Please explain and show all steps, thought processes behind the arrows in 4 and 5? How does the left-hand side become the right-hand side?

  • You take the something, replace it by what to make it a question, and you place the what in front. That is exactly the same as in the first sentence. Three steps, and I shy away from calling anything I did as "thought processes"... it's quite straightforward. Can you elaborate on which of the three steps is causing you problems? – oerkelens Oct 27 '14 at 7:26
  • @oerkelens Thank you! That helps, but it still just sounds wrong and strange? I admit that I can't pinpoint the problem directly, but how can I overcome the juxtaxposition of What + there is/are ...? Please advise me if you want me to elaborate further, which I'm happy to do. – Greek - Area 51 Proposal Oct 27 '14 at 7:32
  • "It sounds wrong and strange", while the sentence, to any native speaker sounds right and natural, is a very difficult problem to overcome form the native speaker's point of view... if I tell you that adding an -s to a verb for the third person sounds wrong and strange, how would you explain to me that is is correct? I doubt there is more to it than "it's just the way it is." I'll give it a try anyhow :) – oerkelens Oct 27 '14 at 7:38
2
  1. [a man's gotta do (X) ----------------> What [a man's gotta do ___ ]
  2. [(X) needs to be said] ---------------> [What needs to be said]
  3. [there is evidence to believe (X)] --> What [there is evidence to believe ___ ]
  4. [there is a reason to do (X)] --------> What [there is a reason to do ___ ]

The phrases on the right are Noun Phrases. This means that they function in the sentence like a noun, usually as the Subject or Object of the sentence.

In the phrases on the right, the word what represents (X) from the examples on the left. There's a gap in the clause on the right, which is where the (what/X) moved from. In examples (3, 4) we could reconstruct the phrases so:

  • What [there is reason to believe (it)]
  • What [there is a reason to do (it) ]

We can then put these phrases into full sentences:

  • 3' [What there is reason to believe ___ ] is that you've been eating all the pies.

  • 4' [What there is a reason to do ___ ] is exactly what I shall do.

If this is still difficult to parse, this may help you: this particular word what means something like the thing which.
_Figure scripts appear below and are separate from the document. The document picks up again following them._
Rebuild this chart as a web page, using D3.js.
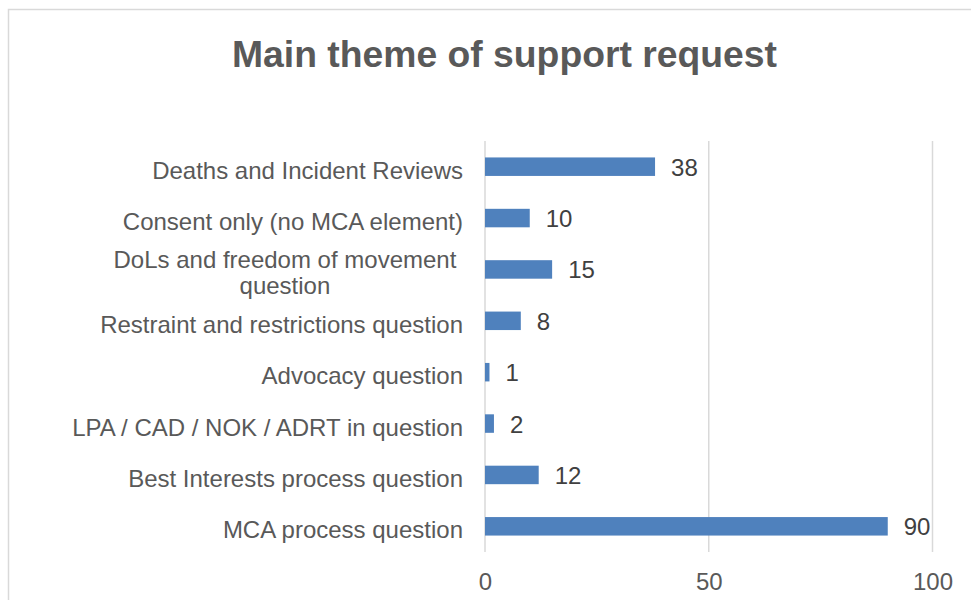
<!DOCTYPE html>
<html>
<head>
<meta charset="utf-8">
<script src="https://cdn.jsdelivr.net/npm/d3@7"></script>
<style>
  html, body { margin: 0; padding: 0; background: #fff; }
  svg { display: block; font-family: "Liberation Sans", Arial, sans-serif; }
</style>
</head>
<body>
<svg id="chart" width="971" height="600"></svg>
<script>
// Support requests by main theme (top to bottom)
const categories = [
  "Deaths and Incident Reviews",
  "Consent only (no MCA element)",
  "DoLs and freedom of movement question",
  "Restraint and restrictions question",
  "Advocacy question",
  "LPA / CAD / NOK / ADRT in question",
  "Best Interests process question",
  "MCA process question"
];
const counts = [38, 10, 15, 8, 1, 2, 12, 90];
const xTicks = [0, 50, 100];
// Long labels are wrapped onto these lines
const wrappedLabels = {
  "DoLs and freedom of movement question": ["DoLs and freedom of movement", "question"]
};
const chartTitle = "Main theme of support request";

const svg = d3.select("#chart");
const plot = { left: 485, right: 932.5, top: 141, bottom: 552 };

// Outer chart frame
svg.append("rect")
  .attr("x", 8.5).attr("y", 9.5)
  .attr("width", 1000).attr("height", 700)
  .attr("fill", "none").attr("stroke", "#d9d9d9").attr("stroke-width", 1.5);

svg.append("text")
  .attr("x", 504.5).attr("y", 67)
  .attr("text-anchor", "middle")
  .attr("font-size", 37.3).attr("font-weight", "bold")
  .attr("fill", "#595959")
  .text(chartTitle);

const x = d3.scaleLinear().domain([0, 100]).range([plot.left, plot.right]);
const y = d3.scaleBand().domain(categories)
  .range([plot.top, plot.bottom])
  .paddingInner(0.64).paddingOuter(0.32);

// Vertical gridlines
svg.append("g").selectAll("line").data(xTicks).join("line")
  .attr("x1", d => x(d)).attr("x2", d => x(d))
  .attr("y1", plot.top).attr("y2", plot.bottom)
  .attr("stroke", "#d9d9d9").attr("stroke-width", 1.5);

// Bottom axis tick labels
const xAxis = svg.append("g")
  .attr("transform", `translate(0,${plot.bottom})`)
  .call(d3.axisBottom(x).tickValues(xTicks).tickSize(0).tickPadding(0).tickFormat(d3.format("d")));
xAxis.select(".domain").remove();
xAxis.selectAll("text")
  .attr("y", 37.5).attr("dy", null)
  .attr("font-size", 24).attr("font-family", "Liberation Sans, Arial, sans-serif")
  .attr("fill", "#595959");

// Bars
svg.append("g").selectAll("rect").data(categories).join("rect")
  .attr("x", x(0))
  .attr("y", c => y(c))
  .attr("width", (c, i) => x(counts[i]) - x(0))
  .attr("height", y.bandwidth())
  .attr("fill", "#4f81bd");

// Value labels
svg.append("g").selectAll("text").data(categories).join("text")
  .attr("x", (c, i) => x(counts[i]) + 16)
  .attr("y", c => y(c) + y.bandwidth() / 2 + 9)
  .attr("font-size", 24).attr("fill", "#404040")
  .text((c, i) => counts[i]);

// Category labels
const labelRight = 463;
const catG = svg.append("g");
categories.forEach(c => {
  const cy = y(c) + y.bandwidth() / 2;
  const lines = wrappedLabels[c];
  if (!lines) {
    catG.append("text")
      .attr("x", labelRight).attr("y", cy + 12)
      .attr("text-anchor", "end")
      .attr("font-size", 24).attr("fill", "#595959")
      .text(c);
  } else {
    const t = catG.append("text")
      .attr("font-size", 24).attr("fill", "#595959")
      .attr("text-anchor", "middle");
    const first = t.append("tspan").text(lines[0]);
    const w = first.node().getComputedTextLength() + 6.7;
    const cx = labelRight - w / 2 - 3.3;
    first.attr("x", cx).attr("y", cy - 1);
    t.append("tspan").attr("x", cx).attr("y", cy + 25).text(lines[1]);
  }
});
</script>
</body>
</html>
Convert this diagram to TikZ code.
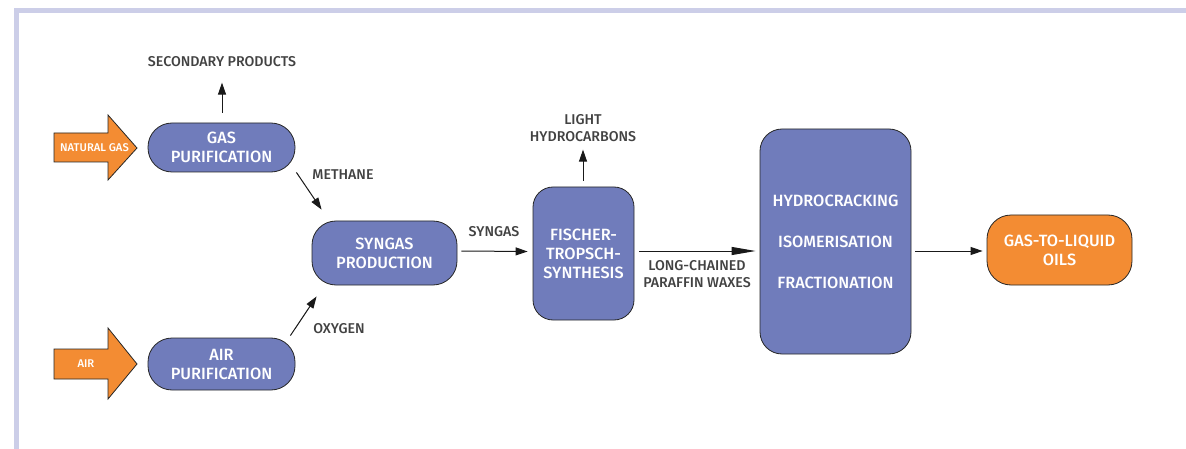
\documentclass[tikz,border=0pt]{standalone}
\usepackage{fontspec}
\setmainfont{Fira Sans}[UprightFont={* Medium}]
\usetikzlibrary{arrows.meta,calc}
\definecolor{boxblue}{RGB}{112,124,187}
\definecolor{gtlorange}{RGB}{243,140,51}
\definecolor{labgray}{RGB}{66,66,66}
\definecolor{framelav}{RGB}{204,206,232}
\newcommand{\boxfnt}{\fontsize{16.3}{19}\selectfont}
\newcommand{\labfnt}{\fontsize{14.2}{17}\selectfont}
\newcommand{\inputfnt}{\fontsize{11.2}{13}\selectfont}
\tikzset{
  proc/.style={draw=black!85, line width=0.8pt, fill=boxblue, text=white, align=center, font=\boxfnt, inner sep=0pt},
  prod/.style={proc, fill=gtlorange},
  lab/.style={text=labgray, align=center, font=\labfnt, inner sep=1pt},
  arr/.style={draw=black!90, line width=1pt, -{Triangle[length=12pt,width=8pt]}},
  longarr/.style={draw=black!90, line width=1pt, -{Triangle[length=24pt,width=8pt]}},
  feed/.style={draw=black!85, line width=0.8pt, fill=gtlorange},
  feedtxt/.style={text=white, font=\inputfnt, inner sep=0pt}
}
\begin{document}
\begin{tikzpicture}[x=1pt,y=-1pt]
\useasboundingbox (0,0) rectangle (1186,449);
% frame
\draw[framelav, line width=4.5pt] (16.5,449) -- (16.5,10.5) -- (1186,10.5);

% feed arrows
\draw[feed] (54,133) -- (108,133) -- (108,115) -- (137,148) -- (108,180) -- (108,162) -- (54,162) -- cycle;
\node[feedtxt] (ngtxt) at (94.5,148) {NATURAL GAS};
\draw[feed] (54,349) -- (108,349) -- (108,328) -- (137,364) -- (108,399) -- (108,379) -- (54,379) -- cycle;
\node[feedtxt] (airtxt) at (86,364) {AIR};

% process boxes
\node[proc, rounded corners=24pt, minimum width=147pt, minimum height=49pt] (gp) at (221.5,147.5) {GAS\\PURIFICATION};
\node[proc, rounded corners=24pt, minimum width=147pt, minimum height=52pt] (ap) at (221.5,364) {AIR\\PURIFICATION};
\node[proc, rounded corners=24pt, minimum width=145pt, minimum height=64pt] (sp) at (384.5,253) {SYNGAS\\PRODUCTION};
\node[proc, rounded corners=20pt, minimum width=101pt, minimum height=133pt] (ft) at (583.5,253.5) {FISCHER-\\TROPSCH-\\SYNTHESIS};
\node[proc, rounded corners=22pt, minimum width=151pt, minimum height=225pt] (hc) at (835.5,241.5) {HYDROCRACKING\\[22pt]ISOMERISATION\\[22pt]FRACTIONATION};
\node[prod, rounded corners=24pt, minimum width=145pt, minimum height=70pt] (gtl) at (1059.5,250) {GAS-TO-LIQUID\\OILS};

% labels
\node[lab] (sec) at (222,62) {SECONDARY PRODUCTS};
\node[lab] (meth) at (343,175) {METHANE};
\node[lab] (oxy) at (339,329) {OXYGEN};
\node[lab] (syn) at (494,232) {SYNGAS};
\node[lab] (lhc) at (583,128.5) {LIGHT\\HYDROCARBONS};
\node[lab] (lcp) at (697,274.5) {LONG-CHAINED\\PARAFFIN WAXES};

% connectors
\draw[arr] ($(gp.north)+(0.5,-10)$) -- ($(gp.north)+(0.5,-40)$);
\draw[arr] ($(gp.south east)+(1,0)$) -- ($(sp.north west)+(10,-11)$);
\draw[arr] ($(ap.north east)+(-5,-2)$) -- ($(sp.south west)+(5,11)$);
\draw[arr] ($(sp.east)+(4,-2)$) -- ($(ft.west)+(-5,-2)$);
\draw[arr] ($(ft.north)+(-0.5,-6)$) -- ($(ft.north)+(-0.5,-37)$);
\draw[longarr] ($(ft.east)+(5,-2.5)$) -- ($(hc.west)+(-4,9.5)$);
\draw[arr] ($(hc.east)+(4,9.5)$) -- ($(gtl.west)+(-4,1)$);
\end{tikzpicture}
\end{document}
In these clauses the thing is the element that is missing from the gap. So we understand that whole clause as being that missing thing.

Sentence 3' then means:

  • The thing [which there is reason to believe [this thing]] is that you've been eating all the pies'.

Senetence 4' means:

  • The thing [which there is reason to do [this thing]] is exactly what I shall do.

Hope this helps!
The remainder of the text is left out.